III. Attorney's Fees and Costs for Removal
Parham and O'Neill also seek attorney's fees and costs under 28 U.S.C. § 1447(c). (Doc. # 6 at 4-6; Doc. # 13 at 4-6). Under Section 1447(c), "[a]n order remanding the case may require payment of just costs and any actual expenses, including attorney fees, incurred as a result of the removal." The Court may award attorneys' fees under Section 1447(c) "only where the removing party lacked an objectively reasonable basis for seeking removal." Bauknight v. Monroe Cty., 446 F.3d 1327, 1329 (11th Cir. 2006) (quotation marks and citations omitted). While proof of bad faith removal is not required, "there is no indication that a trial court should ordinarily grant an award of attorneys' fees whenever an effort to remove fails." Kennedy v.

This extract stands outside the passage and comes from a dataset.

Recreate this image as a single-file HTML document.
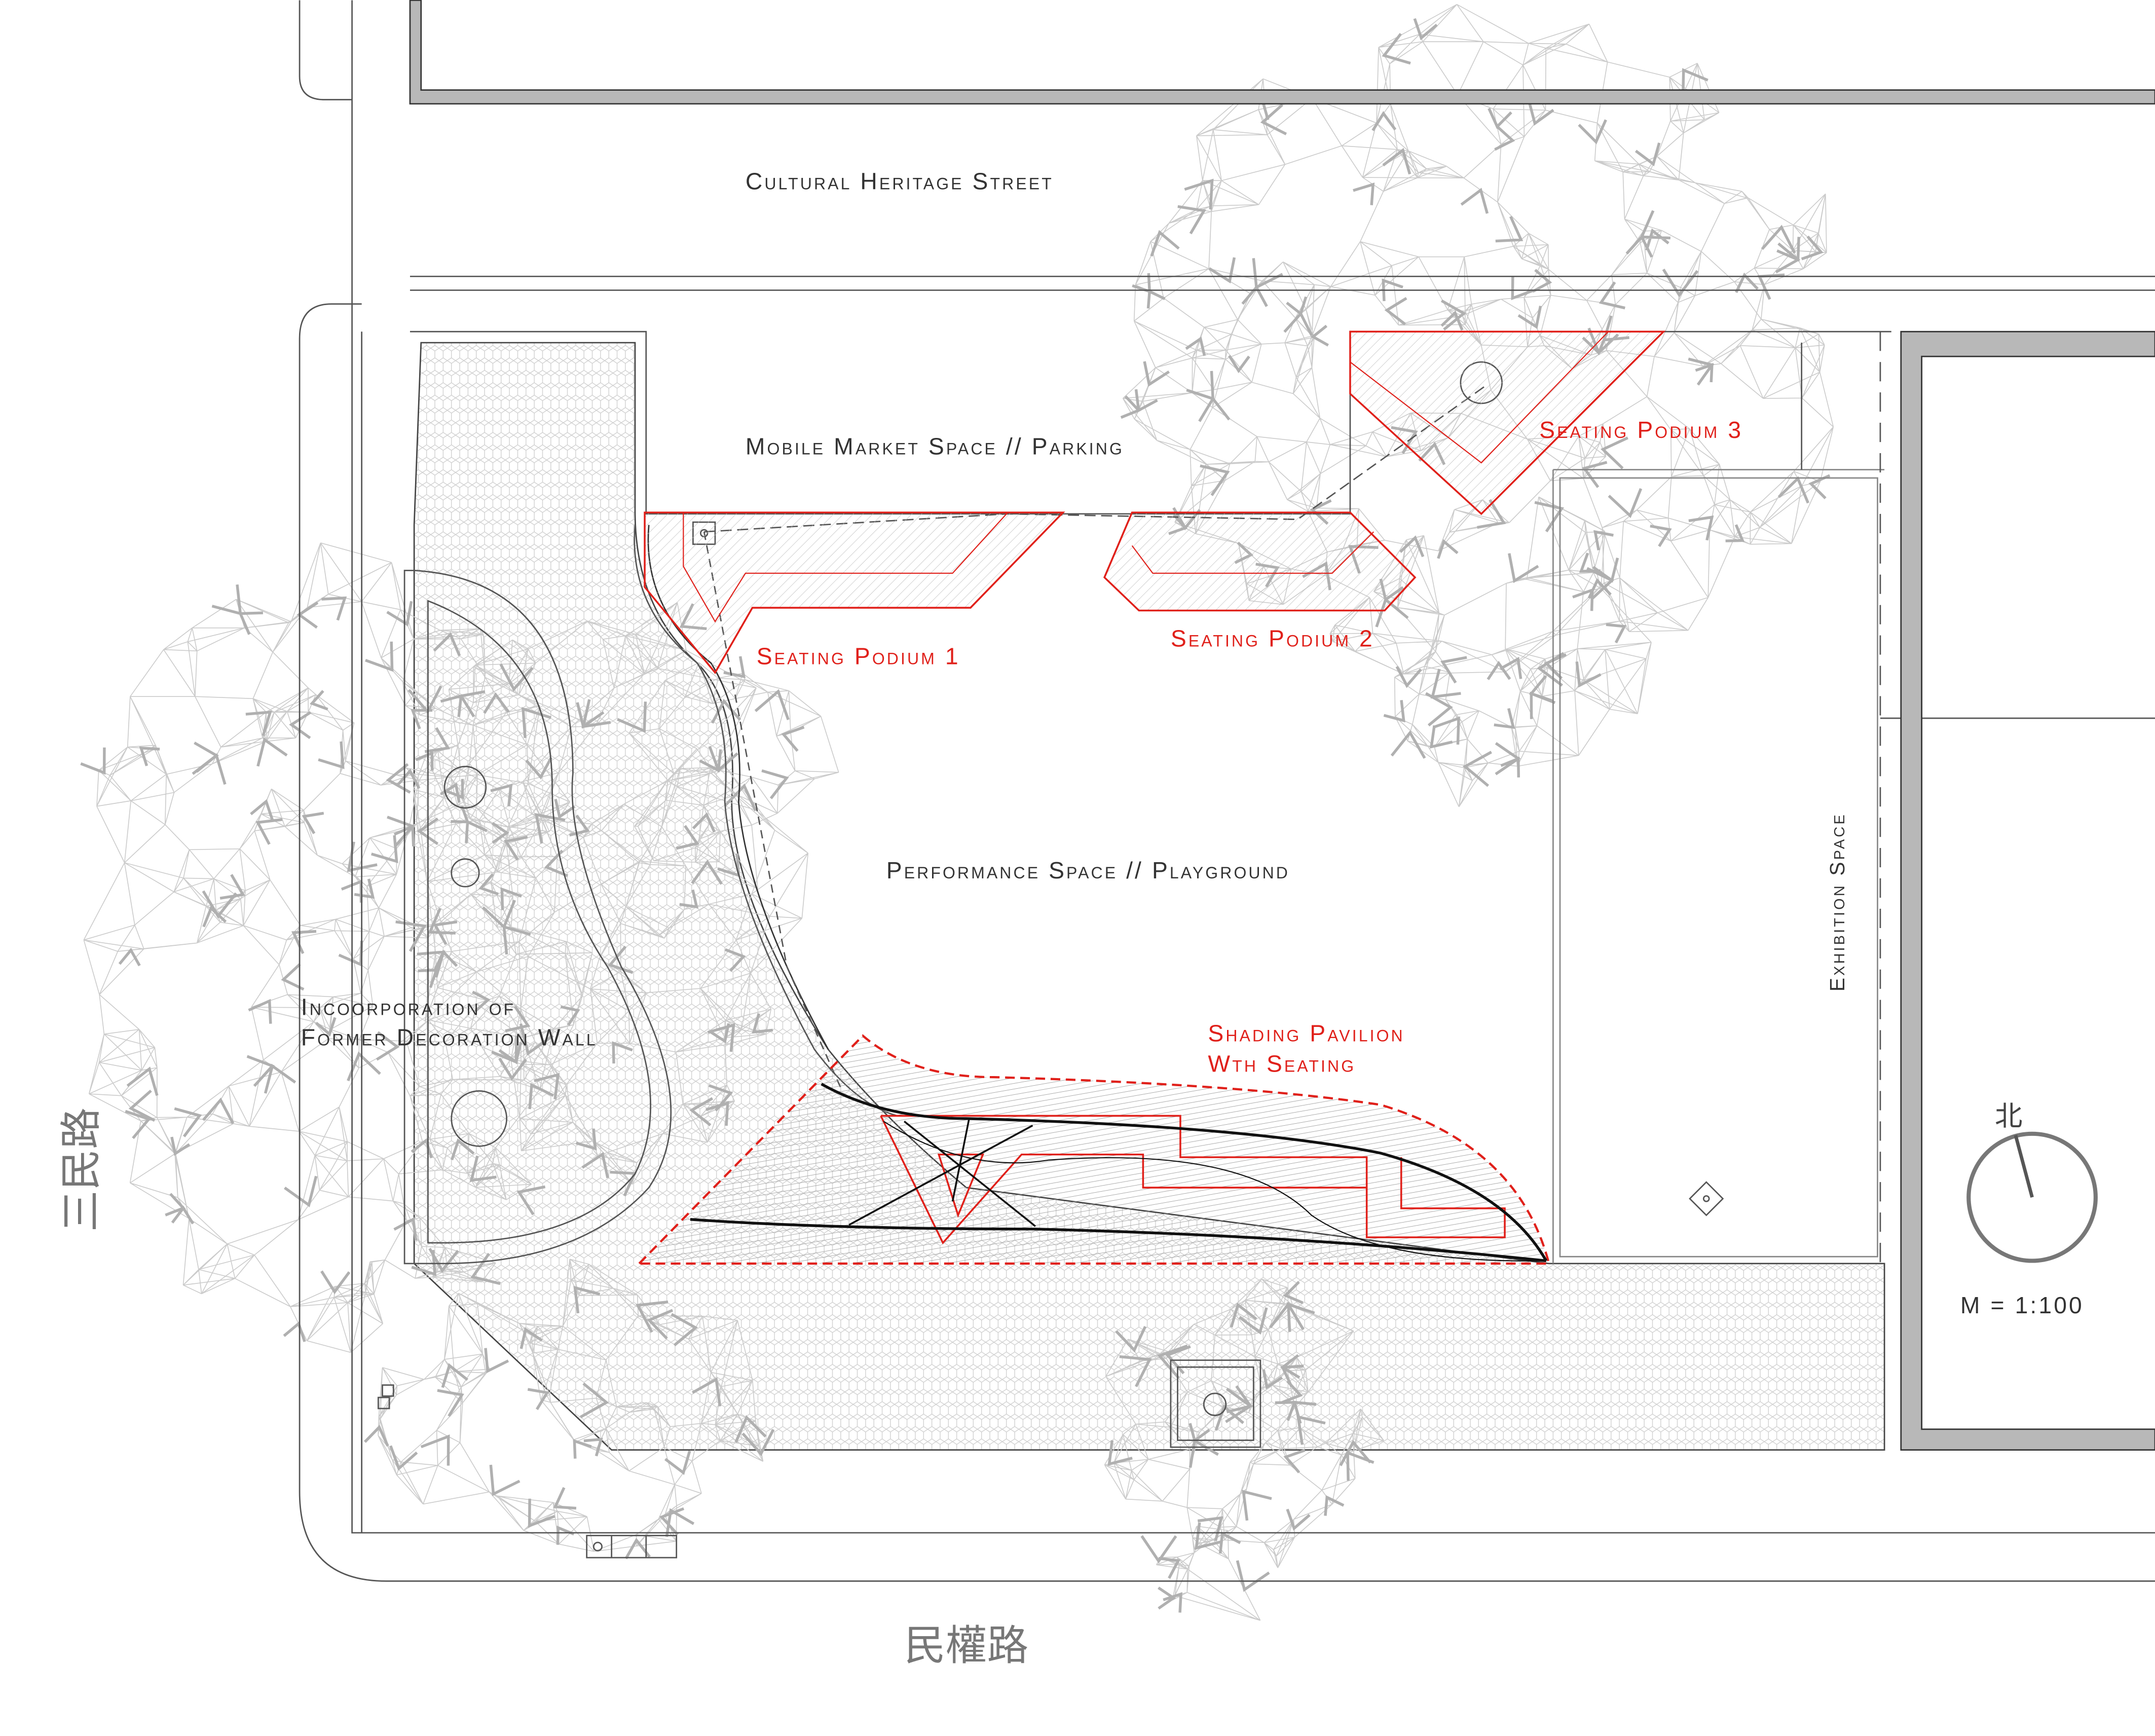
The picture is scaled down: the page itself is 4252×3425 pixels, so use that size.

Health Options, Inc., 329 F. Supp. 2d 1314, 1319 (S.D. Fla. 2004).
The Court concludes Osmond had an objectively reasonable basis for removal. There is no binding Eleventh Circuit authority regarding the remand issues presented in this case, and nothing suggests Osmond removed this case for improper purposes, such as to delay litigation. Therefore, an award of attorney's fees is not warranted under Section 1447(c).
Accordingly, it is
ORDERED, ADJUDGED, and DECREED: (1) Plaintiff Shannon Parham's motion for remand (Doc. # 6) and plaintiff Brandy O'Neill's motion for remand (Doc. # 13) are GRANTED IN PART AND DENIED IN PART. (2) Parham and O'Neill's request to remand this action to state court is GRANTED. Parham and O'Neill's request for attorney's fees and costs under 28 U.S.C. § 1447(c) is DENIED. (3) This action is REMANDED to state court for lack of subject matter jurisdiction. Once remand is effected, the Clerk is directed to CLOSE THIS CASE.
DONE and ORDERED in Chambers, in Tampa, Florida, this 15th day of August, 2019.